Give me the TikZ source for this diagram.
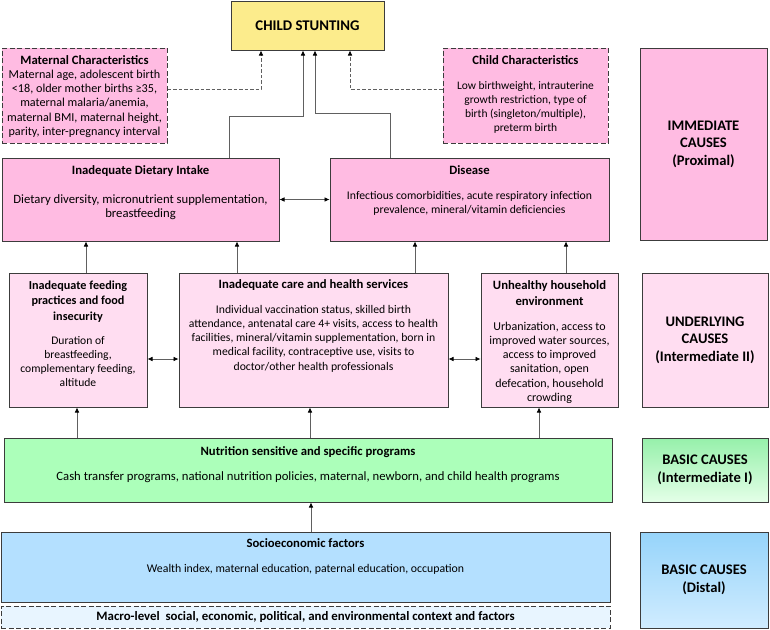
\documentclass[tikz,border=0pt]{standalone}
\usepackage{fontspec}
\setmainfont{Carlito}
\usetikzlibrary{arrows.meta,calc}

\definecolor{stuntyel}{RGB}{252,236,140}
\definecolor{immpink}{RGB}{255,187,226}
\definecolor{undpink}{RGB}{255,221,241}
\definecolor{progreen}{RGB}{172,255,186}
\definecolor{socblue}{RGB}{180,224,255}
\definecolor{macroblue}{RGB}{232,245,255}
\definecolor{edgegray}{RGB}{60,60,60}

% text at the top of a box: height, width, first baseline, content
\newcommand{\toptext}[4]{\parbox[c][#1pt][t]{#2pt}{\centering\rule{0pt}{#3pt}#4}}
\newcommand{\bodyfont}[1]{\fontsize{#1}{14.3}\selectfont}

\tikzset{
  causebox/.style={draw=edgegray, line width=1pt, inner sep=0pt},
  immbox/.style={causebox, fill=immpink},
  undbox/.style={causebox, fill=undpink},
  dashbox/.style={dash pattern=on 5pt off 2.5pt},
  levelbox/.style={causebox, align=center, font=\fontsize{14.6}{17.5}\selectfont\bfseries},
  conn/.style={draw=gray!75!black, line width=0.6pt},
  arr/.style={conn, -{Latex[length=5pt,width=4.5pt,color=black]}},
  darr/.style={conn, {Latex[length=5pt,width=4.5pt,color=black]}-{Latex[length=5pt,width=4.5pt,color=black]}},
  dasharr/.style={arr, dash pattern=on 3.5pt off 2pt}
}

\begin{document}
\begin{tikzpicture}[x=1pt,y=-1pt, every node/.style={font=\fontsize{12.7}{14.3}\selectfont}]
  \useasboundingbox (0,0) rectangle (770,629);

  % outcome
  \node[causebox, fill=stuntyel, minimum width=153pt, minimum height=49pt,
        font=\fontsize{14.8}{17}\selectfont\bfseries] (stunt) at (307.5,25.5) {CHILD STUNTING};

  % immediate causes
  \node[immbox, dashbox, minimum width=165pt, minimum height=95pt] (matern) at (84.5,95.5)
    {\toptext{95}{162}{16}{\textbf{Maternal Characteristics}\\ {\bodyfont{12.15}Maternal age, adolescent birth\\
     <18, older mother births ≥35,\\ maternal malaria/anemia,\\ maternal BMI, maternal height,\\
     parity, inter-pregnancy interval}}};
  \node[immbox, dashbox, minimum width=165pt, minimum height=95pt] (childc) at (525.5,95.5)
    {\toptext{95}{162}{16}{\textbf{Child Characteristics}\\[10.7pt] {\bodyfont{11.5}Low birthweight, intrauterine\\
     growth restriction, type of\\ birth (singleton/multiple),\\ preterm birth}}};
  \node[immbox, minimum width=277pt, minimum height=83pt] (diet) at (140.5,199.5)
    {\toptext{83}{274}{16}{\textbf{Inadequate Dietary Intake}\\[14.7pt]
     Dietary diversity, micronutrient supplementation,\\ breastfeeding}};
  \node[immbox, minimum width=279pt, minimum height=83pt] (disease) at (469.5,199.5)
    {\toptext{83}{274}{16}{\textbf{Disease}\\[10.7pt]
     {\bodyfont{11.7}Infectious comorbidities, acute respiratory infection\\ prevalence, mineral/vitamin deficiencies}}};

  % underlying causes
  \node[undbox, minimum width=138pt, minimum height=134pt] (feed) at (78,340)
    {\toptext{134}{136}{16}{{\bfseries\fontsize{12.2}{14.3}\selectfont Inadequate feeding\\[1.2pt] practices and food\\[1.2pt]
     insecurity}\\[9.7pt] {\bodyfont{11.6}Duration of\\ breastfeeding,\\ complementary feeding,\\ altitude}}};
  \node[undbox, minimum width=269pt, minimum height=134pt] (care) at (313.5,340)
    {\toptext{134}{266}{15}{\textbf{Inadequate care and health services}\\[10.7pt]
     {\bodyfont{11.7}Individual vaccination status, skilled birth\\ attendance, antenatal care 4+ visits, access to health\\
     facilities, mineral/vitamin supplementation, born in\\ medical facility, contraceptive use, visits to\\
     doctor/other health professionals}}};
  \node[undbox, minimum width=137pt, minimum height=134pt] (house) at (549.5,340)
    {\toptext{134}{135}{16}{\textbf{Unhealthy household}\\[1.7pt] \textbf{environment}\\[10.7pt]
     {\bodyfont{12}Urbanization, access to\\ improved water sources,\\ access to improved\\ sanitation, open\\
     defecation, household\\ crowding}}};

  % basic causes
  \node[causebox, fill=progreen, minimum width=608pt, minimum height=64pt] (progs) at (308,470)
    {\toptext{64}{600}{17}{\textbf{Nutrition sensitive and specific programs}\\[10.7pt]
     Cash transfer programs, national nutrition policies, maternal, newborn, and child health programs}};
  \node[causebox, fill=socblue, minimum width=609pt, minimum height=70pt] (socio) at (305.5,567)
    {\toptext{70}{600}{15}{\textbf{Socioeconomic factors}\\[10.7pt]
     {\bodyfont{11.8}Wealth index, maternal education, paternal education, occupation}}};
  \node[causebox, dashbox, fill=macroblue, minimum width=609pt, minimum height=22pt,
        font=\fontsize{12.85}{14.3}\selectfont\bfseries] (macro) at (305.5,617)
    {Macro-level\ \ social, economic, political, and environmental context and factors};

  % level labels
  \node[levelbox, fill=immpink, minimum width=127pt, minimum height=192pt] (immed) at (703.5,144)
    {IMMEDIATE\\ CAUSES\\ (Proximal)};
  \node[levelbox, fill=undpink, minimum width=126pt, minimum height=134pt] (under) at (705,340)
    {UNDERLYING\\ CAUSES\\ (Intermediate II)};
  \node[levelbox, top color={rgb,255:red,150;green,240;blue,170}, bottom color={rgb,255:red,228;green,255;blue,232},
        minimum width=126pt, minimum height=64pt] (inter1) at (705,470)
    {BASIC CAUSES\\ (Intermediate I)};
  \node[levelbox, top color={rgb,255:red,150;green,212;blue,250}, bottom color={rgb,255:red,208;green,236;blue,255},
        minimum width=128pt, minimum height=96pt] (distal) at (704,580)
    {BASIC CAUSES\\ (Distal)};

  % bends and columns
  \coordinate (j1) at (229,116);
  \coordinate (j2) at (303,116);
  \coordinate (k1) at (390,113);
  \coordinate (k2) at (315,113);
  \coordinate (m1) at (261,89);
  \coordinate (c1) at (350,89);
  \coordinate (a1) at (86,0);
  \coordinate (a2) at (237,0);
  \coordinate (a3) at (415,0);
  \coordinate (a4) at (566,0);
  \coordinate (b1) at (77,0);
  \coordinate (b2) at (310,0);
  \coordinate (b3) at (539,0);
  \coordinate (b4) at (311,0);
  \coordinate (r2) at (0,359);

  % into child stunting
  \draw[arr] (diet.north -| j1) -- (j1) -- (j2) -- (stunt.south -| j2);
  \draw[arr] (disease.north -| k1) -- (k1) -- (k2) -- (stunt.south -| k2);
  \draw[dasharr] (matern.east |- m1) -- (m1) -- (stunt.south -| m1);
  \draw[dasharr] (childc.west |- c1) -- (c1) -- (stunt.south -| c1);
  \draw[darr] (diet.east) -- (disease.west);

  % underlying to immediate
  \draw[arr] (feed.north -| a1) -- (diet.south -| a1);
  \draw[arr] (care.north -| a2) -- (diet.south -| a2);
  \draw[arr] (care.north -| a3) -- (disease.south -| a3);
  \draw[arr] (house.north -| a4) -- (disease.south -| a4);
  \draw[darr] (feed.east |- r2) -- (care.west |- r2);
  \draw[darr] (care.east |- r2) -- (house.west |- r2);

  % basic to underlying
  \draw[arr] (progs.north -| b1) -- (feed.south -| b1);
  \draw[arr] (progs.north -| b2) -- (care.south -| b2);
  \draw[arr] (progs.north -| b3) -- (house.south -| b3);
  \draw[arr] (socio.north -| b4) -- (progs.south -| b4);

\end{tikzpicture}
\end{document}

*Work to do*
Reproduce the material word for word, minus the images.

*Written reply*
Give me the TikZ source for this diagram.
\documentclass[tikz,border=0pt]{standalone}
\usepackage{fontspec}
\setmainfont{Carlito}
\usetikzlibrary{arrows.meta,calc}

\definecolor{stuntyel}{RGB}{252,236,140}
\definecolor{immpink}{RGB}{255,187,226}
\definecolor{undpink}{RGB}{255,221,241}
\definecolor{progreen}{RGB}{172,255,186}
\definecolor{socblue}{RGB}{180,224,255}
\definecolor{macroblue}{RGB}{232,245,255}
\definecolor{edgegray}{RGB}{60,60,60}

% text at the top of a box: height, width, first baseline, content
\newcommand{\toptext}[4]{\parbox[c][#1pt][t]{#2pt}{\centering\rule{0pt}{#3pt}#4}}
\newcommand{\bodyfont}[1]{\fontsize{#1}{14.3}\selectfont}

\tikzset{
  causebox/.style={draw=edgegray, line width=1pt, inner sep=0pt},
  immbox/.style={causebox, fill=immpink},
  undbox/.style={causebox, fill=undpink},
  dashbox/.style={dash pattern=on 5pt off 2.5pt},
  levelbox/.style={causebox, align=center, font=\fontsize{14.6}{17.5}\selectfont\bfseries},
  conn/.style={draw=gray!75!black, line width=0.6pt},
  arr/.style={conn, -{Latex[length=5pt,width=4.5pt,color=black]}},
  darr/.style={conn, {Latex[length=5pt,width=4.5pt,color=black]}-{Latex[length=5pt,width=4.5pt,color=black]}},
  dasharr/.style={arr, dash pattern=on 3.5pt off 2pt}
}

\begin{document}
\begin{tikzpicture}[x=1pt,y=-1pt, every node/.style={font=\fontsize{12.7}{14.3}\selectfont}]
  \useasboundingbox (0,0) rectangle (770,629);

  % outcome
  \node[causebox, fill=stuntyel, minimum width=153pt, minimum height=49pt,
        font=\fontsize{14.8}{17}\selectfont\bfseries] (stunt) at (307.5,25.5) {CHILD STUNTING};

  % immediate causes
  \node[immbox, dashbox, minimum width=165pt, minimum height=95pt] (matern) at (84.5,95.5)
    {\toptext{95}{162}{16}{\textbf{Maternal Characteristics}\\ {\bodyfont{12.15}Maternal age, adolescent birth\\
     <18, older mother births ≥35,\\ maternal malaria/anemia,\\ maternal BMI, maternal height,\\
     parity, inter-pregnancy interval}}};
  \node[immbox, dashbox, minimum width=165pt, minimum height=95pt] (childc) at (525.5,95.5)
    {\toptext{95}{162}{16}{\textbf{Child Characteristics}\\[10.7pt] {\bodyfont{11.5}Low birthweight, intrauterine\\
     growth restriction, type of\\ birth (singleton/multiple),\\ preterm birth}}};
  \node[immbox, minimum width=277pt, minimum height=83pt] (diet) at (140.5,199.5)
    {\toptext{83}{274}{16}{\textbf{Inadequate Dietary Intake}\\[14.7pt]
     Dietary diversity, micronutrient supplementation,\\ breastfeeding}};
  \node[immbox, minimum width=279pt, minimum height=83pt] (disease) at (469.5,199.5)
    {\toptext{83}{274}{16}{\textbf{Disease}\\[10.7pt]
     {\bodyfont{11.7}Infectious comorbidities, acute respiratory infection\\ prevalence, mineral/vitamin deficiencies}}};

  % underlying causes
  \node[undbox, minimum width=138pt, minimum height=134pt] (feed) at (78,340)
    {\toptext{134}{136}{16}{{\bfseries\fontsize{12.2}{14.3}\selectfont Inadequate feeding\\[1.2pt] practices and food\\[1.2pt]
     insecurity}\\[9.7pt] {\bodyfont{11.6}Duration of\\ breastfeeding,\\ complementary feeding,\\ altitude}}};
  \node[undbox, minimum width=269pt, minimum height=134pt] (care) at (313.5,340)
    {\toptext{134}{266}{15}{\textbf{Inadequate care and health services}\\[10.7pt]
     {\bodyfont{11.7}Individual vaccination status, skilled birth\\ attendance, antenatal care 4+ visits, access to health\\
     facilities, mineral/vitamin supplementation, born in\\ medical facility, contraceptive use, visits to\\
     doctor/other health professionals}}};
  \node[undbox, minimum width=137pt, minimum height=134pt] (house) at (549.5,340)
    {\toptext{134}{135}{16}{\textbf{Unhealthy household}\\[1.7pt] \textbf{environment}\\[10.7pt]
     {\bodyfont{12}Urbanization, access to\\ improved water sources,\\ access to improved\\ sanitation, open\\
     defecation, household\\ crowding}}};

  % basic causes
  \node[causebox, fill=progreen, minimum width=608pt, minimum height=64pt] (progs) at (308,470)
    {\toptext{64}{600}{17}{\textbf{Nutrition sensitive and specific programs}\\[10.7pt]
     Cash transfer programs, national nutrition policies, maternal, newborn, and child health programs}};
  \node[causebox, fill=socblue, minimum width=609pt, minimum height=70pt] (socio) at (305.5,567)
    {\toptext{70}{600}{15}{\textbf{Socioeconomic factors}\\[10.7pt]
     {\bodyfont{11.8}Wealth index, maternal education, paternal education, occupation}}};
  \node[causebox, dashbox, fill=macroblue, minimum width=609pt, minimum height=22pt,
        font=\fontsize{12.85}{14.3}\selectfont\bfseries] (macro) at (305.5,617)
    {Macro-level\ \ social, economic, political, and environmental context and factors};

  % level labels
  \node[levelbox, fill=immpink, minimum width=127pt, minimum height=192pt] (immed) at (703.5,144)
    {IMMEDIATE\\ CAUSES\\ (Proximal)};
  \node[levelbox, fill=undpink, minimum width=126pt, minimum height=134pt] (under) at (705,340)
    {UNDERLYING\\ CAUSES\\ (Intermediate II)};
  \node[levelbox, top color={rgb,255:red,150;green,240;blue,170}, bottom color={rgb,255:red,228;green,255;blue,232},
        minimum width=126pt, minimum height=64pt] (inter1) at (705,470)
    {BASIC CAUSES\\ (Intermediate I)};
  \node[levelbox, top color={rgb,255:red,150;green,212;blue,250}, bottom color={rgb,255:red,208;green,236;blue,255},
        minimum width=128pt, minimum height=96pt] (distal) at (704,580)
    {BASIC CAUSES\\ (Distal)};

  % bends and columns
  \coordinate (j1) at (229,116);
  \coordinate (j2) at (303,116);
  \coordinate (k1) at (390,113);
  \coordinate (k2) at (315,113);
  \coordinate (m1) at (261,89);
  \coordinate (c1) at (350,89);
  \coordinate (a1) at (86,0);
  \coordinate (a2) at (237,0);
  \coordinate (a3) at (415,0);
  \coordinate (a4) at (566,0);
  \coordinate (b1) at (77,0);
  \coordinate (b2) at (310,0);
  \coordinate (b3) at (539,0);
  \coordinate (b4) at (311,0);
  \coordinate (r2) at (0,359);

  % into child stunting
  \draw[arr] (diet.north -| j1) -- (j1) -- (j2) -- (stunt.south -| j2);
  \draw[arr] (disease.north -| k1) -- (k1) -- (k2) -- (stunt.south -| k2);
  \draw[dasharr] (matern.east |- m1) -- (m1) -- (stunt.south -| m1);
  \draw[dasharr] (childc.west |- c1) -- (c1) -- (stunt.south -| c1);
  \draw[darr] (diet.east) -- (disease.west);

  % underlying to immediate
  \draw[arr] (feed.north -| a1) -- (diet.south -| a1);
  \draw[arr] (care.north -| a2) -- (diet.south -| a2);
  \draw[arr] (care.north -| a3) -- (disease.south -| a3);
  \draw[arr] (house.north -| a4) -- (disease.south -| a4);
  \draw[darr] (feed.east |- r2) -- (care.west |- r2);
  \draw[darr] (care.east |- r2) -- (house.west |- r2);

  % basic to underlying
  \draw[arr] (progs.north -| b1) -- (feed.south -| b1);
  \draw[arr] (progs.north -| b2) -- (care.south -| b2);
  \draw[arr] (progs.north -| b3) -- (house.south -| b3);
  \draw[arr] (socio.north -| b4) -- (progs.south -| b4);

\end{tikzpicture}
\end{document}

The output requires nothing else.